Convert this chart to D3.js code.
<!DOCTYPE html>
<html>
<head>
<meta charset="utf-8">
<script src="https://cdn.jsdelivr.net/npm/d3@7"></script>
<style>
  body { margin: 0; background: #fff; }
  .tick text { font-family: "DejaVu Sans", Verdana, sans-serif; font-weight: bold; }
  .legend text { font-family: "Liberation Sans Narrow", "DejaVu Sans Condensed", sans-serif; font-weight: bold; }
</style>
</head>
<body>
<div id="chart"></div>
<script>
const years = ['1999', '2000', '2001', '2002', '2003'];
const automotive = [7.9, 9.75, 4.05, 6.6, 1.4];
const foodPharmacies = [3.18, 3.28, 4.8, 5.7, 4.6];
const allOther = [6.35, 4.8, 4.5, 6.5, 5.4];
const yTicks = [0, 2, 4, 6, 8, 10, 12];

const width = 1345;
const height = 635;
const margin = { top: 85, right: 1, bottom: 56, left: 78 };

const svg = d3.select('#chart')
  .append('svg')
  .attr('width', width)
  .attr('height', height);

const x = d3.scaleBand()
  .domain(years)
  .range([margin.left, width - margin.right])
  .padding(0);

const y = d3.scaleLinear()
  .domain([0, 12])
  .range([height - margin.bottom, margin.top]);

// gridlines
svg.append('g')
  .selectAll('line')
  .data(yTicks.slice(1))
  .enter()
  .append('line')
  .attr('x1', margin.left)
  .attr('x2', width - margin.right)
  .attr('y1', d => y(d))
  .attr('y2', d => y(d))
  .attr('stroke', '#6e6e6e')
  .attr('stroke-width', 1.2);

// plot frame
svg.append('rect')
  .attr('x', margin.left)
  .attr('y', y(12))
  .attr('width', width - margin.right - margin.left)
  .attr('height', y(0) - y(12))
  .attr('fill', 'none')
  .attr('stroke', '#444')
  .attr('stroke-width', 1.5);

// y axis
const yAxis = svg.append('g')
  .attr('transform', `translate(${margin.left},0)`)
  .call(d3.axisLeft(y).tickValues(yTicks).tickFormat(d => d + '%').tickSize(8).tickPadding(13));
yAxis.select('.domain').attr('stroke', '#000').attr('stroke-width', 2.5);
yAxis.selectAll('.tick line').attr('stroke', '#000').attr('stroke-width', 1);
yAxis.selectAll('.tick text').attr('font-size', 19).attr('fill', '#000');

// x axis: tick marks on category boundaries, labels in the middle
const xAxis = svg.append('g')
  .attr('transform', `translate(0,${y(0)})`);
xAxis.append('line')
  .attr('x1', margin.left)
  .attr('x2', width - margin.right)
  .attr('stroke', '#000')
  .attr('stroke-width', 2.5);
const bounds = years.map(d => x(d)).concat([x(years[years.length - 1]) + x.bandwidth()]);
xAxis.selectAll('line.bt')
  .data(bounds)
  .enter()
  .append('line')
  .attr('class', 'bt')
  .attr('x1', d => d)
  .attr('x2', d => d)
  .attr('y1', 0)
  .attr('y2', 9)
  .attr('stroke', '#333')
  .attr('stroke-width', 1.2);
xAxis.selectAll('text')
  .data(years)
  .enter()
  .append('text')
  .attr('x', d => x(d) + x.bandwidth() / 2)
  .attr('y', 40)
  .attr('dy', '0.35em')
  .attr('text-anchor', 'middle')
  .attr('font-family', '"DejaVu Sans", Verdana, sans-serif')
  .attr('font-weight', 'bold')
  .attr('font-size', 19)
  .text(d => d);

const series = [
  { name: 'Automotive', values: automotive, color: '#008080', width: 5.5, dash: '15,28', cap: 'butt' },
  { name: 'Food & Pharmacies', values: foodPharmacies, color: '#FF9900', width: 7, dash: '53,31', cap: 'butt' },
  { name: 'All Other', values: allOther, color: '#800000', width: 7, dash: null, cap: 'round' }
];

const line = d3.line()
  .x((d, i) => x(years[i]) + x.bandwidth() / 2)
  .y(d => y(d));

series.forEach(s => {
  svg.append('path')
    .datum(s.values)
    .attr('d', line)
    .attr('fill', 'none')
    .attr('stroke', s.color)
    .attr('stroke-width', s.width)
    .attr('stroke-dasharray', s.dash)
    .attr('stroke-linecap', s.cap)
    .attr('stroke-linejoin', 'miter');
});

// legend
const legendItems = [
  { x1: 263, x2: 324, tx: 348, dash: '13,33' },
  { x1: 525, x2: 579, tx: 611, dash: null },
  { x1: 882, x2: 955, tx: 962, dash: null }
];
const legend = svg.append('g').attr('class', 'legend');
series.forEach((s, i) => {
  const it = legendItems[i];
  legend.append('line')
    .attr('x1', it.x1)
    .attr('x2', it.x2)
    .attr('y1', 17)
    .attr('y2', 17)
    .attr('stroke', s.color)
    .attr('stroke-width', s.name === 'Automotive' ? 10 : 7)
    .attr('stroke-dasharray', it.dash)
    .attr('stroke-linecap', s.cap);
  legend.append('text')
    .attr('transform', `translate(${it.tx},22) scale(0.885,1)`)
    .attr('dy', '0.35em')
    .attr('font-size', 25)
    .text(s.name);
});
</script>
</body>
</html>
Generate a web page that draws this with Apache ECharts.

+-------+

Aim -> Output the listing above without altering a single character.

The answer ->
Convert this chart to D3.js code.
<!DOCTYPE html>
<html>
<head>
<meta charset="utf-8">
<script src="https://cdn.jsdelivr.net/npm/d3@7"></script>
<style>
  body { margin: 0; background: #fff; }
  .tick text { font-family: "DejaVu Sans", Verdana, sans-serif; font-weight: bold; }
  .legend text { font-family: "Liberation Sans Narrow", "DejaVu Sans Condensed", sans-serif; font-weight: bold; }
</style>
</head>
<body>
<div id="chart"></div>
<script>
const years = ['1999', '2000', '2001', '2002', '2003'];
const automotive = [7.9, 9.75, 4.05, 6.6, 1.4];
const foodPharmacies = [3.18, 3.28, 4.8, 5.7, 4.6];
const allOther = [6.35, 4.8, 4.5, 6.5, 5.4];
const yTicks = [0, 2, 4, 6, 8, 10, 12];

const width = 1345;
const height = 635;
const margin = { top: 85, right: 1, bottom: 56, left: 78 };

const svg = d3.select('#chart')
  .append('svg')
  .attr('width', width)
  .attr('height', height);

const x = d3.scaleBand()
  .domain(years)
  .range([margin.left, width - margin.right])
  .padding(0);

const y = d3.scaleLinear()
  .domain([0, 12])
  .range([height - margin.bottom, margin.top]);

// gridlines
svg.append('g')
  .selectAll('line')
  .data(yTicks.slice(1))
  .enter()
  .append('line')
  .attr('x1', margin.left)
  .attr('x2', width - margin.right)
  .attr('y1', d => y(d))
  .attr('y2', d => y(d))
  .attr('stroke', '#6e6e6e')
  .attr('stroke-width', 1.2);

// plot frame
svg.append('rect')
  .attr('x', margin.left)
  .attr('y', y(12))
  .attr('width', width - margin.right - margin.left)
  .attr('height', y(0) - y(12))
  .attr('fill', 'none')
  .attr('stroke', '#444')
  .attr('stroke-width', 1.5);

// y axis
const yAxis = svg.append('g')
  .attr('transform', `translate(${margin.left},0)`)
  .call(d3.axisLeft(y).tickValues(yTicks).tickFormat(d => d + '%').tickSize(8).tickPadding(13));
yAxis.select('.domain').attr('stroke', '#000').attr('stroke-width', 2.5);
yAxis.selectAll('.tick line').attr('stroke', '#000').attr('stroke-width', 1);
yAxis.selectAll('.tick text').attr('font-size', 19).attr('fill', '#000');

// x axis: tick marks on category boundaries, labels in the middle
const xAxis = svg.append('g')
  .attr('transform', `translate(0,${y(0)})`);
xAxis.append('line')
  .attr('x1', margin.left)
  .attr('x2', width - margin.right)
  .attr('stroke', '#000')
  .attr('stroke-width', 2.5);
const bounds = years.map(d => x(d)).concat([x(years[years.length - 1]) + x.bandwidth()]);
xAxis.selectAll('line.bt')
  .data(bounds)
  .enter()
  .append('line')
  .attr('class', 'bt')
  .attr('x1', d => d)
  .attr('x2', d => d)
  .attr('y1', 0)
  .attr('y2', 9)
  .attr('stroke', '#333')
  .attr('stroke-width', 1.2);
xAxis.selectAll('text')
  .data(years)
  .enter()
  .append('text')
  .attr('x', d => x(d) + x.bandwidth() / 2)
  .attr('y', 40)
  .attr('dy', '0.35em')
  .attr('text-anchor', 'middle')
  .attr('font-family', '"DejaVu Sans", Verdana, sans-serif')
  .attr('font-weight', 'bold')
  .attr('font-size', 19)
  .text(d => d);

const series = [
  { name: 'Automotive', values: automotive, color: '#008080', width: 5.5, dash: '15,28', cap: 'butt' },
  { name: 'Food & Pharmacies', values: foodPharmacies, color: '#FF9900', width: 7, dash: '53,31', cap: 'butt' },
  { name: 'All Other', values: allOther, color: '#800000', width: 7, dash: null, cap: 'round' }
];

const line = d3.line()
  .x((d, i) => x(years[i]) + x.bandwidth() / 2)
  .y(d => y(d));

series.forEach(s => {
  svg.append('path')
    .datum(s.values)
    .attr('d', line)
    .attr('fill', 'none')
    .attr('stroke', s.color)
    .attr('stroke-width', s.width)
    .attr('stroke-dasharray', s.dash)
    .attr('stroke-linecap', s.cap)
    .attr('stroke-linejoin', 'miter');
});

// legend
const legendItems = [
  { x1: 263, x2: 324, tx: 348, dash: '13,33' },
  { x1: 525, x2: 579, tx: 611, dash: null },
  { x1: 882, x2: 955, tx: 962, dash: null }
];
const legend = svg.append('g').attr('class', 'legend');
series.forEach((s, i) => {
  const it = legendItems[i];
  legend.append('line')
    .attr('x1', it.x1)
    .attr('x2', it.x2)
    .attr('y1', 17)
    .attr('y2', 17)
    .attr('stroke', s.color)
    .attr('stroke-width', s.name === 'Automotive' ? 10 : 7)
    .attr('stroke-dasharray', it.dash)
    .attr('stroke-linecap', s.cap);
  legend.append('text')
    .attr('transform', `translate(${it.tx},22) scale(0.885,1)`)
    .attr('dy', '0.35em')
    .attr('font-size', 25)
    .text(s.name);
});
</script>
</body>
</html>
Generate a web page that draws this with Apache ECharts.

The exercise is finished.